-- BEGIN Data excerpt --

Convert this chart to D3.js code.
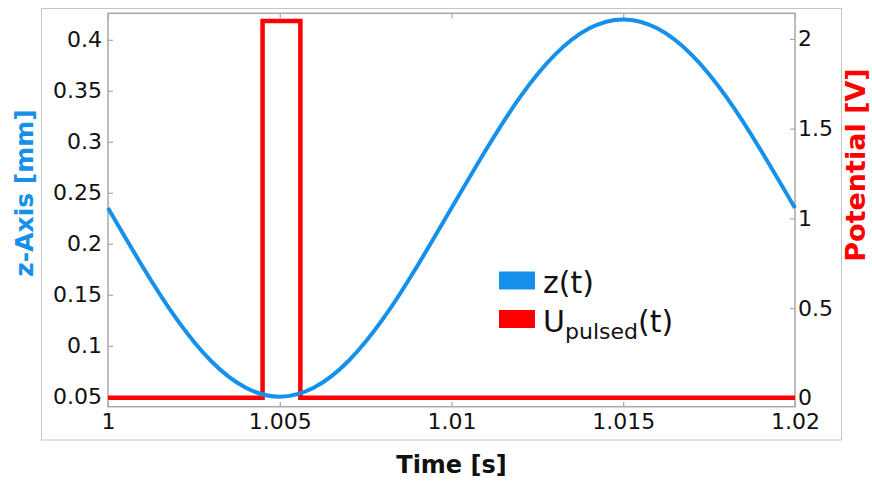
<!DOCTYPE html>
<html>
<head>
<meta charset="utf-8">
<script src="https://cdn.jsdelivr.net/npm/d3@7"></script>
<style>
  body { margin: 0; background: #fff; }
  svg { display: block; font-family: "DejaVu Sans", sans-serif; }
  .tick text { fill: #111; }
</style>
</head>
<body>
<svg id="chart" width="872" height="483"></svg>
<script>
// data
const zTime = [1, 1.001, 1.002, 1.003, 1.004, 1.005, 1.006, 1.007, 1.008, 1.009, 1.01,
               1.011, 1.012, 1.013, 1.014, 1.015, 1.016, 1.017, 1.018, 1.019, 1.02];
const zValues = [0.235, 0.178, 0.126, 0.085, 0.059, 0.05, 0.059, 0.085, 0.126, 0.178, 0.235,
                 0.292, 0.344, 0.385, 0.411, 0.42, 0.411, 0.385, 0.344, 0.292, 0.235];
const pulseTime = [1, 1.0045, 1.0045, 1.0056, 1.0056, 1.02];
const pulseValues = [0, 0, 2.1, 2.1, 0, 0];

const timeTicks = [1, 1.005, 1.01, 1.015, 1.02];
const timeLabels = ["1", "1.005", "1.01", "1.015", "1.02"];
const zTicks = [0.05, 0.1, 0.15, 0.2, 0.25, 0.3, 0.35, 0.4];
const zLabels = ["0.05", "0.1", "0.15", "0.2", "0.25", "0.3", "0.35", "0.4"];
const potTicks = [0, 0.5, 1, 1.5, 2];
const potLabels = ["0", "0.5", "1", "1.5", "2"];

const blue = "#1591eb";
const red = "#ff0000";
const gray = "#a8a8a8";

const plot = { left: 108, right: 795, top: 13.3, bottom: 406.7 };

const svg = d3.select("#chart");

// outer figure box
svg.append("rect")
  .attr("x", 41.5).attr("y", 8.5)
  .attr("width", 800).attr("height", 431.5)
  .attr("fill", "none")
  .attr("stroke", "#c4c4c4");

const x = d3.scaleLinear().domain([1, 1.02]).range([plot.left, plot.right]);
const yZ = d3.scaleLinear().domain([0.0402, 0.426]).range([plot.bottom, plot.top]);
const yU = d3.scaleLinear().domain([-0.05, 2.143]).range([plot.bottom, plot.top]);

function styleAxis(g) {
  g.select(".domain").remove();
  g.selectAll(".tick line").attr("stroke", gray).attr("stroke-width", 1.2);
  g.selectAll(".tick text").attr("font-size", 22).attr("font-family", "DejaVu Sans");
}

// bottom axis
svg.append("g")
  .attr("transform", `translate(0,${plot.bottom})`)
  .call(d3.axisBottom(x).tickValues(timeTicks).tickSizeInner(-5).tickSizeOuter(0)
    .tickPadding(7).tickFormat((d, i) => timeLabels[i]))
  .call(styleAxis);

// top ticks (mirror)
svg.append("g")
  .attr("transform", `translate(0,${plot.top})`)
  .call(d3.axisTop(x).tickValues(timeTicks).tickSizeInner(-5).tickSizeOuter(0).tickFormat(""))
  .call(styleAxis);

// left axis
svg.append("g")
  .attr("transform", `translate(${plot.left},0)`)
  .call(d3.axisLeft(yZ).tickValues(zTicks).tickSizeInner(-5).tickSizeOuter(0)
    .tickPadding(6).tickFormat((d, i) => zLabels[i]))
  .call(styleAxis);

// right axis
svg.append("g")
  .attr("transform", `translate(${plot.right},0)`)
  .call(d3.axisRight(yU).tickValues(potTicks).tickSizeInner(-5).tickSizeOuter(0)
    .tickPadding(3).tickFormat((d, i) => potLabels[i]))
  .call(styleAxis);

// plot frame
svg.append("rect")
  .attr("x", plot.left).attr("y", plot.top)
  .attr("width", plot.right - plot.left).attr("height", plot.bottom - plot.top)
  .attr("fill", "none")
  .attr("stroke", gray)
  .attr("stroke-width", 1.5);

// pulse line
svg.append("path")
  .datum(pulseTime.map((t, i) => [t, pulseValues[i]]))
  .attr("fill", "none")
  .attr("stroke", red)
  .attr("stroke-width", 4.5)
  .attr("stroke-linejoin", "miter")
  .attr("d", d3.line().x(d => x(d[0])).y(d => yU(d[1])));

// z(t) curve
svg.append("path")
  .datum(zTime.map((t, i) => [t, zValues[i]]))
  .attr("fill", "none")
  .attr("stroke", blue)
  .attr("stroke-width", 4)
  .attr("d", d3.line().x(d => x(d[0])).y(d => yZ(d[1])).curve(d3.curveNatural));

// axis titles
svg.append("text")
  .attr("x", (plot.left + plot.right) / 2).attr("y", 473)
  .attr("text-anchor", "middle")
  .attr("font-size", 24).attr("font-weight", "bold")
  .attr("fill", "#111")
  .text("Time [s]");

svg.append("text")
  .attr("transform", "translate(33,193) rotate(-90)")
  .attr("text-anchor", "middle")
  .attr("font-size", 25).attr("font-weight", "bold")
  .attr("fill", blue)
  .text("z-Axis [mm]");

svg.append("text")
  .attr("transform", "translate(865,165) rotate(-90)")
  .attr("text-anchor", "middle")
  .attr("font-size", 27).attr("font-weight", "bold")
  .attr("fill", red)
  .text("Potential [V]");

// legend
const legend = svg.append("g").attr("transform", "translate(499,271.5)");
legend.append("rect").attr("x", 0).attr("y", 0).attr("width", 36).attr("height", 18).attr("fill", blue);
legend.append("rect").attr("x", 0).attr("y", 38.5).attr("width", 36).attr("height", 18).attr("fill", red);
legend.append("text")
  .attr("x", 44).attr("y", 21.5)
  .attr("font-size", 30).attr("fill", "#111")
  .text("z(t)");
const uText = legend.append("text")
  .attr("x", 44).attr("y", 60)
  .attr("font-size", 30).attr("fill", "#111");
uText.append("tspan").text("U");
uText.append("tspan").attr("font-size", 22).attr("dy", 7).text("pulsed");
uText.append("tspan").attr("dy", -7).text("(t)");
</script>
</body>
</html>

-- END Data excerpt --

> **Your task**
Pick each line holding the word "chart" out of the data and copy it.

> **Response**
Convert this chart to D3.js code.
<svg id="chart" width="872" height="483"></svg>
const svg = d3.select("#chart");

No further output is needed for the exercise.